Vigalondo exploits every type of modern technological portal he can incorporate, constructing an entire narrative out of cell phone cameras, webcams, hidden cameras, security cameras, digital camcorders, dashboard cameras, TV cameras, various non-visual signals and computer displays filled with windows of data, photographs and written conversations.

As the film moves along, he gets even more elaborate, piecing together rough composites made up of varying criss-crossing signals to essentially create a cubist simulacrum of characters or even entire environments. These are Vigalondo's most interesting experiments (in a movie full of them), particularly in the way the images increasingly occupy mostly digital space even as the plot shifts the action more into the real world.

While the film's aesthetic choices remain ideologically consistent throughout, the canvas gets broader as things move along. It begins, innocently enough, with a guy in front of his computer in an otherwise empty hotel room. His name is Nick Chambers (Elijah Wood), and he runs a fan website dedicated to the movie star Jill Goddard, played by Sasha Grey. He's just flown into Austin, having won a contest to have dinner with Goddard on the cusp of the release of her latest film.
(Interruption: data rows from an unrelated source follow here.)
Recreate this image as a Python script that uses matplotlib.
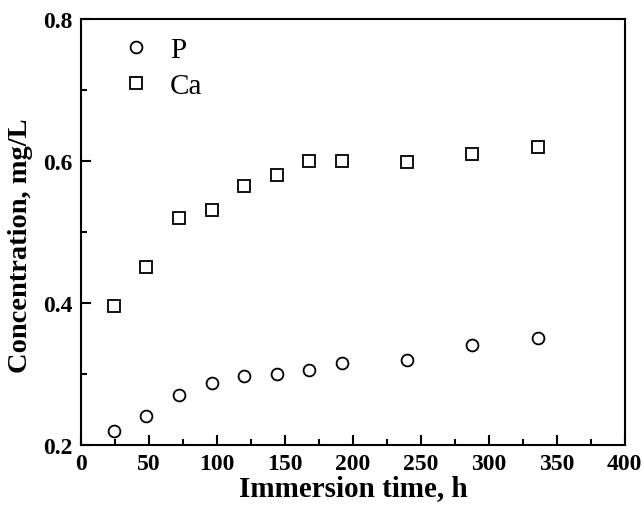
import numpy as np
import matplotlib
matplotlib.use('Agg')
import matplotlib.pyplot as plt
from matplotlib.ticker import MultipleLocator

plt.rcParams['font.family'] = ['Liberation Serif', 'DejaVu Serif']

time_h = [24, 48, 72, 96, 120, 144, 168, 192, 240, 288, 336]
p_conc = [0.22, 0.24, 0.27, 0.287, 0.297, 0.30, 0.305, 0.315, 0.32, 0.34, 0.35]
ca_conc = [0.395, 0.45, 0.52, 0.53, 0.565, 0.58, 0.60, 0.60, 0.598, 0.61, 0.62]

fig = plt.figure(figsize=(6.44, 5.06), dpi=100)
ax = fig.add_axes([0.126, 0.119, 0.844, 0.842])

ax.plot(time_h, p_conc, 'o', mfc='white', mec='black', mew=1.3, ms=8.5, label='P')
ax.plot(time_h, ca_conc, 's', mfc='white', mec='black', mew=1.3, ms=8, label='Ca')

ax.set_xlim(0, 400)
ax.set_ylim(0.2, 0.8)
ax.xaxis.set_major_locator(MultipleLocator(50))
ax.xaxis.set_minor_locator(MultipleLocator(25))
ax.yaxis.set_major_locator(MultipleLocator(0.2))
ax.yaxis.set_minor_locator(MultipleLocator(0.1))
ax.tick_params(which='both', direction='in', top=False, right=False, width=1.5)
ax.tick_params(which='major', length=7, labelsize=17, pad=6)
ax.tick_params(which='minor', length=4)
for lab in ax.get_xticklabels() + ax.get_yticklabels():
    lab.set_fontweight('bold')
for s in ax.spines.values():
    s.set_linewidth(1.5)

ax.set_xlabel('Immersion time, h', fontsize=21, fontweight='bold', labelpad=0)
ax.set_ylabel('Concentration, mg/L', fontsize=20.5, fontweight='bold')
ax.yaxis.set_label_coords(-0.088, 0.47)

ax.legend(loc='upper left', frameon=False, fontsize=21, handlelength=1.0,
          handletextpad=0.65, borderaxespad=0, labelspacing=0.35,
          markerscale=1.0, bbox_to_anchor=(0.053, 0.986))

fig.savefig('out.png', dpi=100)
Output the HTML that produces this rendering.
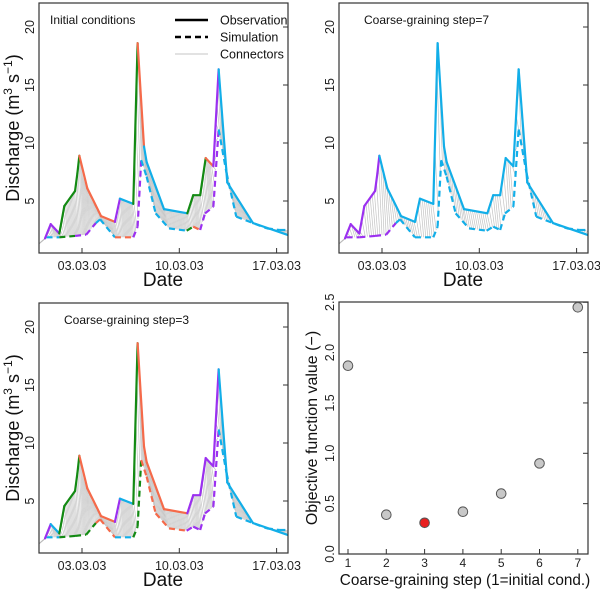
<!DOCTYPE html>
<html><head><meta charset="utf-8"><style>
html,body{margin:0;padding:0;background:#fff;}
svg{display:block;font-family:"Liberation Sans",Arial,sans-serif;}
</style></head><body>
<svg id="chart" width="600" height="590" viewBox="0 0 600 590"></svg>
<script>
// Time series data (days relative to 03.03.03)
const obsDays = [-3.1,-2.66,-2.25,-1.63,-1.27,-0.5,-0.33,-0.19,0.38,1.37,2.37,2.73,3.69,4.0,4.46,4.65,5.9,7.58,8.0,8.5,8.9,9.45,9.83,10.45,12.3,14.8];
const obsVals = [1.3,1.78,3.0,2.2,4.57,5.86,7.4,8.9,6.1,3.7,3.2,5.2,4.75,18.6,9.7,8.36,4.3,3.94,5.5,5.5,8.7,8.0,16.35,6.6,3.1,2.07];
const simDays = [-3.1,-2.55,-1.63,-0.5,0.3,1.0,1.3,2.37,3.69,4.0,4.26,4.65,5.3,6.26,7.53,8.0,8.5,8.85,9.45,9.83,10.4,11.1,13.3,14.2,14.8];
const simVals = [1.3,1.87,1.87,1.99,2.1,3.1,3.42,1.87,1.87,2.79,8.53,7.1,3.93,2.64,2.44,2.79,2.5,3.93,4.5,11.17,7.4,3.65,2.64,2.5,2.5];
const xTickLabels = ["03.03.03","10.03.03","17.03.03"];
const xTickDays = [0,7,14];
const yTicks = [5,10,15,20];
// colour per interval, per panel
const P="#9b30f0",G="#138a13",O="#f56a4a",B="#12aee8",N="#bbbbbb";
const colors1 = [N,P,P,G,G,G,G,O,O,O,P,B,G,O,B,B,B,G,G,G,O,P,B,B,B];
const colors2 = [N,P,P,P,P,P,P,B,B,B,B,B,B,B,B,B,B,B,B,B,B,B,B,B,B];
const colors3 = [N,P,B,G,G,G,G,O,O,O,P,B,G,O,O,O,O,P,P,P,P,P,B,B,B];
const simColors1 = [N,B,G,P,P,B,B,O,P,P,B,B,B,B,G,O,P,P,P,B,B,B,B,B];
const simColors2 = [N,P,P,P,P,B,B,B,B,B,B,B,B,B,B,B,B,B,B,B,B,B,B,B];
const simColors3 = [N,B,G,G,G,O,O,B,G,G,O,O,O,O,P,P,P,P,P,B,B,B,B,B];
// objective function panel
const steps = [1,2,3,4,5,6,7];
const objVals = [1.87,0.39,0.31,0.42,0.60,0.90,2.45];
const bestStep = 3;

const svg=document.getElementById('chart');
const NS="http://www.w3.org/2000/svg";
function mk(tag,attrs,parent){const e=document.createElementNS(NS,tag);for(const k in attrs)e.setAttribute(k,attrs[k]);(parent||svg).appendChild(e);return e;}
function interp(ds,vs,t){if(t<=ds[0])return vs[0];for(let i=1;i<ds.length;i++){if(t<=ds[i]){const f=(t-ds[i-1])/(ds[i]-ds[i-1]);return vs[i-1]+f*(vs[i]-vs[i-1]);}}return vs[vs.length-1];}

function panel(ox,oy,cols,scols,title,step,showY,showLegend,name){
  const g=mk('g',{});
  
  
  const L=ox+39,R=ox+288,T=oy+3,Bt=oy+253;
  const xs=d=>ox+82+13.9*d, ys=v=>oy+259-11.6*v;
  const clip='c'+ox+'_'+oy;
  const cp=mk('clipPath',{id:clip},g);mk('rect',{x:L,y:T,width:R-L,height:Bt-T},cp);
  const plot=mk('g',{'clip-path':'url(#'+clip+')'},g);
  const cg=mk('g',{stroke:'#c4c4c4','stroke-width':0.7},plot);
  
  
  for(let t=-3.1;t<=14.8;t+=step){
    const lag=0.25;
    mk('line',{x1:xs(t),y1:ys(interp(obsDays,obsVals,t)),x2:xs(t+lag),y2:ys(interp(simDays,simVals,t+lag))},cg);
  }
  for(let i=0;i<simDays.length-1;i++){
    const c=scols[i];
    const s=mk('line',{x1:xs(simDays[i]),y1:ys(simVals[i]),x2:xs(simDays[i+1]),y2:ys(simVals[i+1]),stroke:c,'stroke-width':c===N?1:2.2,'stroke-dasharray':c===N?'':'6,4'},plot);
    
    
  }
  for(let i=0;i<obsDays.length-1;i++){
    const c=cols[i];
    const s=mk('line',{x1:xs(obsDays[i]),y1:ys(obsVals[i]),x2:xs(obsDays[i+1]),y2:ys(obsVals[i+1]),stroke:c,'stroke-width':c===N?1:2.2,'stroke-linecap':'round'},plot);
    
    
  }
  mk('rect',{x:L,y:T,width:R-L,height:Bt-T,fill:'none',stroke:'#333','stroke-width':1.2},g);
  yTicks.forEach(v=>{
    mk('line',{x1:R-5,x2:R,y1:ys(v),y2:ys(v),stroke:'#333'},g);
    const t=mk('text',{x:ox+34,y:ys(v),'font-size':12.5,'text-anchor':'middle',transform:`rotate(-90 ${ox+34} ${ys(v)})`,fill:'#222'},g);
    t.textContent=v;
    
    
  });
  xTickDays.forEach((d,i)=>{
    mk('line',{x1:xs(d),x2:xs(d),y1:Bt,y2:Bt-5,stroke:'#333'},g);
    const t=mk('text',{x:xs(d),y:oy+270,'font-size':12.5,'text-anchor':'middle',fill:'#222'},g);
    t.textContent=xTickLabels[i];
    
    
  });
  const xl=mk('text',{x:ox+163,y:oy+286,'font-size':19,'text-anchor':'middle',fill:'#111'},g);
  xl.textContent='Date';
  
  
  if(showY){
    const yl=mk('text',{x:ox+19,y:oy+128,'font-size':18,'text-anchor':'middle',transform:`rotate(-90 ${ox+19} ${oy+128})`,fill:'#111'},g);
    yl.innerHTML='Discharge (m<tspan font-size="12" dy="-7">3</tspan><tspan dy="7"> s</tspan><tspan font-size="12" dy="-7">−1</tspan><tspan dy="7">)</tspan>';
    
    
  }
  const tt=mk('text',{x:showLegend?ox+50:ox+64,y:oy+24,'font-size':12,fill:'#111'},g);
  tt.textContent=title;
  
  
  if(showLegend){
    const lg=mk('g',{},g);
    
    
    [['Observation','',2.4,'#000'],['Simulation','6,4',2.4,'#000'],['Connectors','',1,'#c4c4c4']].forEach((e,i)=>{
      const y=oy+20+i*17;
      mk('line',{x1:ox+175,x2:ox+208,y1:y,y2:y,stroke:e[3],'stroke-width':e[2],'stroke-dasharray':e[1]},lg);
      const t=mk('text',{x:ox+220,y:y+4.5,'font-size':12.5,fill:'#111'},lg);
      t.textContent=e[0];
      
      
    });
  }
}
panel(0,0,colors1,simColors1,'Initial conditions',0.08,true,true,'panel-initial-conditions');
panel(300,0,colors2,simColors2,'Coarse-graining step=7',0.15,false,false,'panel-step-7');
panel(0,300,colors3,simColors3,'Coarse-graining step=3',0.08,true,false,'panel-step-3');

(function(){
  const g=mk('g',{});
  
  
  const L=339,R=588,T=302,Bt=554;
  const xs=s=>348+38.3*(s-1), ys=v=>554-100.7*v;
  mk('rect',{x:L,y:T,width:R-L,height:Bt-T,fill:'none',stroke:'#333','stroke-width':1.2},g);
  [0,0.5,1,1.5,2,2.5].forEach(v=>{
    mk('line',{x1:R-5,x2:R,y1:ys(v),y2:ys(v),stroke:'#333'},g);
    const t=mk('text',{x:334,y:ys(v),'font-size':12.5,'text-anchor':'middle',transform:`rotate(-90 334 ${ys(v)})`,fill:'#222'},g);
    t.textContent=v.toFixed(1);
    
    
  });
  steps.forEach(s=>{
    mk('line',{x1:xs(s),x2:xs(s),y1:Bt,y2:Bt-5,stroke:'#333'},g);
    const t=mk('text',{x:xs(s),y:567,'font-size':12,'text-anchor':'middle',fill:'#222'},g);
    t.textContent=s;
    
    
  });
  steps.forEach((s,i)=>{
    const c=mk('circle',{cx:xs(s),cy:ys(objVals[i]),r:4.8,fill:s===bestStep?'#e82020':'#c8c8c8',stroke:'#555','stroke-width':1},g);
    
    
  });
  const xl=mk('text',{x:465,y:585,'font-size':15.3,'text-anchor':'middle',fill:'#111'},g);
  xl.textContent='Coarse-graining step (1=initial cond.)';
  
  
  const yl=mk('text',{x:317,y:428,'font-size':16,'text-anchor':'middle',transform:'rotate(-90 317 428)',fill:'#111'},g);
  yl.textContent='Objective function value (−)';
  
  
})();
</script>
</body></html>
Just after submitting the personal introduction video required for his grand prize, he's contacted by a man named "Chord," who claims to represent the website that's running the contest and delivers to Nick the disappointing news that Ms. Goddard has canceled the dinner at the last minute.

As if he's doing Nick a favor - or offering him a chance at retribution - Chord (Neil Maskell) begins to reveal a lot more about Jill Goddard than Nick ever asked for. He's able to fully access her phone, her computer and even the security networks at both her home and her boyfriend's hotel. He has elaborate plans about how he intends to use this information - plans he'll let Nick in on, but only on a need-to-know basis.

Open Windows is the second thriller of this year in which Elijah Wood takes instructions from a disembodied voice (the other being the superior Grand Piano). He's gotten pretty good at handling suspenseful or scary moments almost entirely by himself. In this case, his character gets some unexpected assistance from an underground trio of French hackers known as the Triops, who have mistaken Nick for "Nevada," a legendary hacker with whom the Triops came into contact months earlier. As the stakes escalate, the film balances several disconnected pieces of the story at once - the ongoing dialogue between Nick and Chord, the secret discussions between Nick and the Triops (of whom Chord is unaware), and the presence of Jill Goddard herself, the unwitting centerpiece of whatever master plan is slowly revealing itself.

But as well-conceived as it all is, the film eventually starts to unravel, its twists serving more to distract from its bold cinematic qualities than add curiosity or depth to the story. The turns it takes only expose how thin it was in the first place - a fact that had been deftly hidden by the filmmaking for the first two acts or so.

Of course there are other noticeable, if less significant, problems. While there's an interesting meta subtext to the casting of Sasha Grey as the object of digital voyeurism and obsession - given that she has been accessed specifically through digital channels as much as anyone, and is probably high on the list of the most downloaded figures on the planet - her acting in Open Windows is dreadful. The performance comes across as apathetic and completely devoid of energy (especially in scenes that absolutely require it); her line readings are mechanical and she is not emotionally convincing in the slightest.

Then again, I don't think a better actor could have salvaged the mess the story becomes, nor does her bad performance undo all that's impressive about the movie. A lot of tech thrillers seem almost immediately obsolete because they try to warn or predict rather than reflect and interpret. Open Windows doesn't fall into that trap; it is nothing if not expressionistic about the way it embraces the visual noise and practical implications of the Internet age. It falters primarily when it decides its aesthetics aren't enough, and the twists and turns finally undo it.